I personally feel it's a bit more work to get it right, but it might be beneficial to tune the queries in views.py right, which would also save us from loading too many objects into memory.
> PackageWrapper is similar; it has little at the moment, but in
> the future could be used to access what categories of
> opportunities lie within, including hidden ones. Throwing that
> logic in the template (even with template tags) feels like a
> horrible act, and probably wouldn't be as efficient.
> Having said that, PackageWrapper feels a bit more wrong because
> there is already a perfectly good SourcePackage object we can
> add data to. I just feel squeamish throwing that stuff directly
> at a SourcePackage model instance. I know it won't save it to
> the database or anything, but it feels wrong somehow.
>
> I kept an eye on performance when I put that together. It does
> grab the entire list of source packages from the database and
> turn them into new Python objects, but in the end we're just
> doing the same database hit that would happen later. Debug
> Toolbar says we hit the database once for each model; nothing
> blatantly redundant is happening. Always room for better
> performance, though!
I was under the impression that we wouldn't have to have all opportunities and source packages in memory if the query just asked for a specific subset. Maybe I'm wrong. I'll go and find out.
> Okay, that's a lot of writing, but this has been really helpful to get
> my thoughts straightened. It feels a lot smoother than it did this
> morning!
Y...
Dylan McCall (dylanmccall) wrote : | # |
I did some pondering and poking, and I'm further convinced to change my use of accessors. Turns out the most Pythonic way is to use plain instance variables and implement property() as appropriate, which lets us specify our own getters and setters for those variables (or just a getter).

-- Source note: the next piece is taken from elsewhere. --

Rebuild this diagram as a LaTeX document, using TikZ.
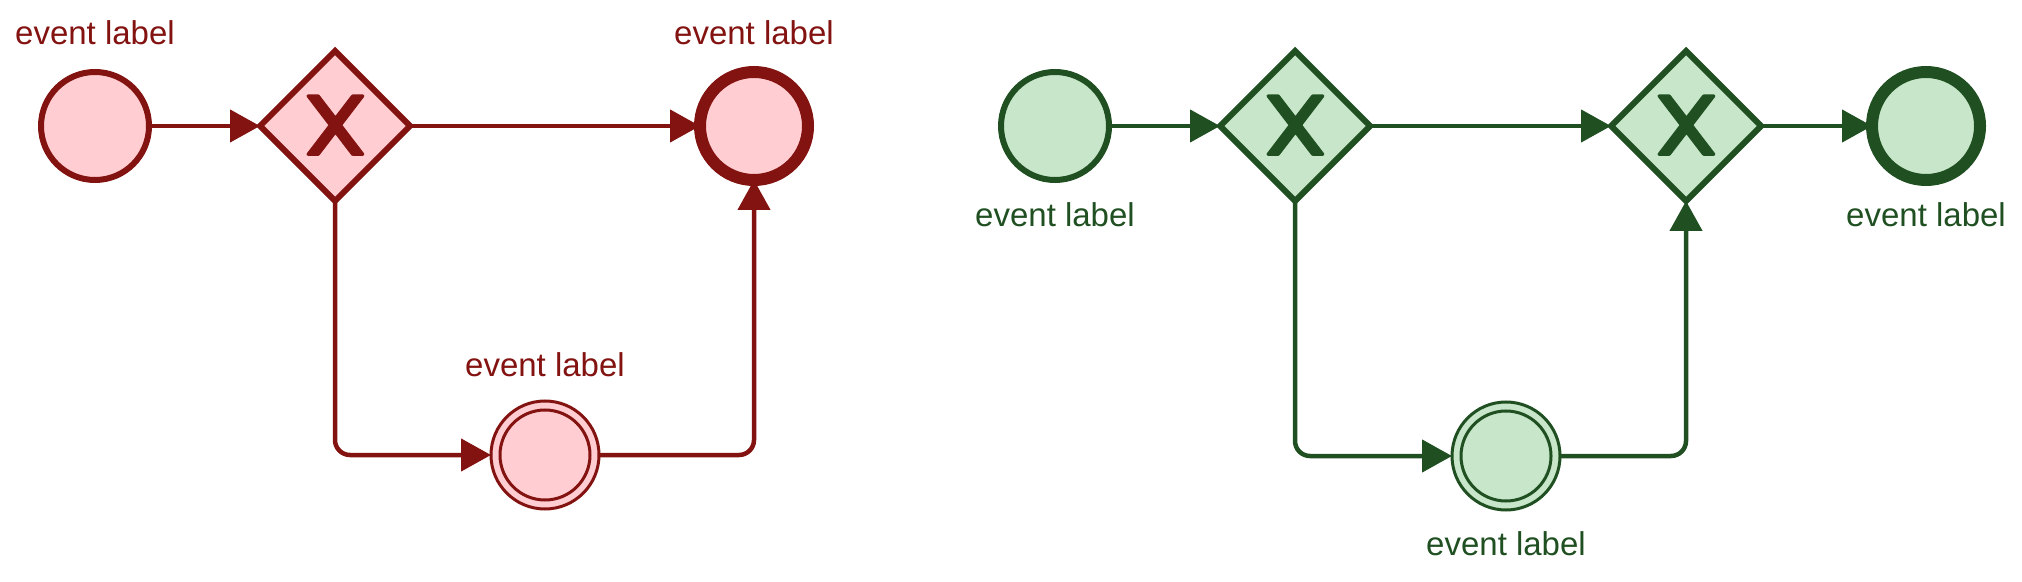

That Java course nearly corrupted me!
There is a bit of divergence in filters.py in the gsoc-client-stuff branch, so I'm a little reluctant to make that change in this branch. (Merge conflicts — even simple ones — invariably give me headaches). Are you okay if I do it in a new branch from gsoc-client-stuff?
> I was under the impression that we wouldn't have to have all
> opportunities and source packages in memory if the query just asked
> for a specific subset. Maybe I'm wrong. I'll go and find out.
I mean to say that all the source packages which have been met by the package filtergroup are examined in a similar way. It isn't an extensive thing, but we end up accessing the queryset, which gives us a list of all the references it has found, both hidden and visible packages. (The opportunities remain a queryset until the template asks for them). I should move that to be smarter about hidden packages, only storing their count via a query.
With gsoc-client-stuff, I'm working on asynchronously loading results, package info and hidden packages. This means implementing new views on the same query data as before. So, that's why I am a little picky about having one object to manage all that; all these views can just talk to the same thing in a somewhat balanced way. Having said that, it's mostly a stop-gap and if all goes well it should be really easy to yank it out for something quicker and more cool once the dust is settled. To be honest I'm not sure what the final result is going to look like in views.py, so I am reluctant to devote too much to a specific approach yet ;)
Daniel Holbach (dholbach) wrote : | # |
> That Java course nearly
> corrupted me!
BIG HUGS! I'm sure you'll survive, though! :-)
> There is a bit of divergence in filters.py in the gsoc-client-stuff branch, so
> I'm a little reluctant to make that change in this branch. (Merge conflicts —
> even simple ones — invariably give me headaches). Are you okay if I do it in a
> new branch from gsoc-client-stuff?
Sure. I'm also happy for small branches and small merge proposals to go in as it should be much quicker, easier to review, etc.
> > I was under the impression that we wouldn't have to have all
> > opportunities and source packages in memory if the query just asked
> > for a specific subset. Maybe I'm wrong. I'll go and find out.
>
> I mean to say that all the source packages which have been met by the package
> filtergroup are examined in a similar way. It isn't an extensive thing, but we
> end up accessing the queryset, which gives us a list of all the references it
> has found, both hidden and visible packages. (The opportunities remain a
> queryset until the template asks for them). I should move that to be smarter
> about hidden packages, only storing their count via a query.
As I told you in a separate discussion my main concern was merely the complexity of new classes we add. If we (and particularly new contributors) try to fix upcoming bugs, it'll be harder and harder to dive through various classes which sometimes have very similar names to figure out where something is done.
Having said that, we can surely merge this for now and simplify over time and as we get a better idea of what we want to get done.
> With gsoc-client-stuff, I'm working on asynchronously loading results, package
> info and hidden packages. This means implementing new views on the same query
> data as before. So, that's why I am a little picky about having one object to
> manage all that; all these views can just talk to the same thing in a somewhat
> balanced way. Having said that, it's mostly a stop-gap and if all goes well it
> should be really easy to yank it out for something quicker and more cool once
> the dust is settled. To be honest I'm not sure what the final result is going
> to look like in views.py, so I am reluctant to devote too much to a specific
> approach yet ;)
Gotcha. Thanks for your work on this and consideration.
Oh, I forgot. This also adds a dependency on debug-toolbar. That change can be reverted (it's just in settings.py and INSTALL), but it also doesn't hurt. It's very useful for tracking how changes affect performance.
Note that the middleware adds a whole ton of data to the page as it is sent (when enabled), so it does have a performance hit of its own. It only turns on if it's being accessed through 127.0.0.1.